Why are Victoria’s emissions reported using United Nations Framework Convention on Climate Change (UNFCCC) instead of Kyoto Protocol accounting?

UNFCCC accounting has been used rather than Kyoto Protocol accounting because it provides a more comprehensive record of net emissions from the Land Use, Land-Use Change and Forestry (LULUCF) sector. It is expected the UNFCCC accounting will be increasingly used going forwards given that the Kyoto Protocol period ends in 2020 and UNFCCC accounting is used to track progress towards 2030 targets under its successor, the Paris Agreement.

Does the Victorian greenhouse gas emissions report include emissions associated with electricity generated interstate but consumed in Victoria?

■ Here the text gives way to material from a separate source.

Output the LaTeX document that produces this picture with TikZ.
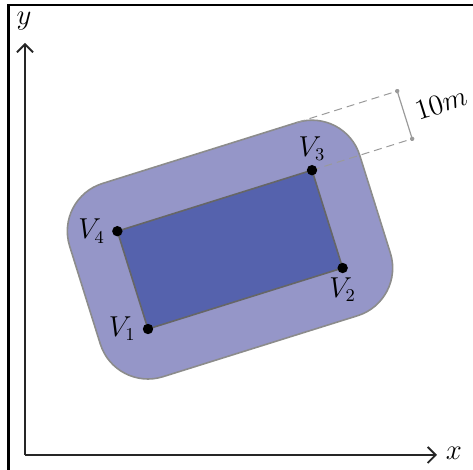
\documentclass[tikz,border=0pt]{standalone}
\usetikzlibrary{arrows.meta}
\definecolor{outerfill}{HTML}{9596C8}
\definecolor{innerfill}{HTML}{5562AD}
\definecolor{outerline}{HTML}{8C8C8C}
\definecolor{innerline}{HTML}{666666}
\definecolor{dimgray}{HTML}{9A9A9A}
\begin{document}
\begin{tikzpicture}[x=0.5pt,y=-0.5pt,
  font=\fontsize{13.5}{16}\selectfont,
  frameline/.style={line width=1.3pt},
  axisline/.style={line width=0.9pt, draw=black!85, -{Straight Barb[length=4pt,width=8pt,line width=0.9pt]}},
  zone/.style={fill=outerfill, draw=outerline, line width=0.8pt, rounded corners=25pt},
  poly/.style={fill=innerfill, draw=innerline, line width=0.8pt},
  dimdash/.style={draw=dimgray, line width=0.5pt, dash pattern=on 4pt off 2.5pt},
  dimline/.style={draw=dimgray, line width=0.6pt},
  vlabel/.style={inner sep=1pt},
]
\useasboundingbox (0,0) rectangle (473,470);
% frame
\draw[frameline] (8.5,470) -- (8.5,5) -- (473,5);
% axes
\coordinate (O) at (25,455);
\coordinate (xend) at (437,455);
\coordinate (yend) at (25,43);
\draw[axisline] (O) -- (xend);
\draw[axisline] (O) -- (yend);
\node (xl) at (454,453) {$x$};
\node (yl) at (24,21) {$y$};
\begin{scope}[shift={(148,329)}, rotate=17.4]
  \coordinate (V1) at (0,0);
  \coordinate (V2) at (204,0);
  \coordinate (V3) at (204,-102.5);
  \coordinate (V4) at (0,-102.5);
  \coordinate (T3) at (204,-152.5);
  \coordinate (D1) at (309,-102.5);
  \coordinate (D2) at (309,-152.5);
  \fill[zone] (-50,50) rectangle (254,-152.5);
  \draw[dimdash] (V3) -- (D1);
  \draw[dimdash] (T3) -- (D2);
  \draw[poly] (V1) -- (V2) -- (V3) -- (V4) -- cycle;
  \draw[dimline] (D1) -- (D2);
  \fill[dimgray] (D1) circle[radius=1.1pt];
  \fill[dimgray] (D2) circle[radius=1.1pt];
  \node[rotate=17.4, inner sep=1pt] (lbl) at (347,-127.5) {$10m$};
\end{scope}
\foreach \v in {V1,V2,V3,V4} \fill (\v) circle[radius=2.6pt];
\node[vlabel, left=5pt] (l1) at (V1) {$V_1$};
\node[vlabel, below=3.5pt] (l2) at (V2) {$V_2$};
\node[vlabel, above=3.5pt] (l3) at (V3) {$V_3$};
\node[vlabel, left=5pt] (l4) at (V4) {$V_4$};
\end{tikzpicture}
\end{document}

No. The United Nations Framework Convention on Climate Change emissions reporting conventions require that emissions are reported in the geographic region where they are produced. Consequently, the 2018 greenhouse gas emissions report does not include the emissions associated with electricity that is generated interstate but imported into Victoria. Consistent with this approach, the report includes emissions arising from electricity that is generated in Victoria, but which is exported to other states.

Why has Land Use, Land-Use Change and Forestry data changed between the 2017 greenhouse gas emissions report and the 2018 report?

The Commonwealth Department of the Industry, Science, Energy and Resources prepares greenhouse gas emissions data in accordance with the United Nations Framework Convention on Climate Change reporting guidelines on greenhouse gas inventories and revises data annually to reflect improved estimation methods. These annual revisions result in changes to the modelling framework used to estimate emissions in the Land Use, Land-Use Change and Forestry sector. For consistency purposes, the full data series for the period since 1990 is revised when changes are made.

Why has the naming convention of the greenhouse gas report titles changed?

The naming convention of titles has been updated so that the year cited reflects the reporting year (new style) rather than the publishing year (previous style). Thus, the current Victorian Greenhouse Gas Emissions Report 2018 is published in 2020 but covers the 2018 reporting year.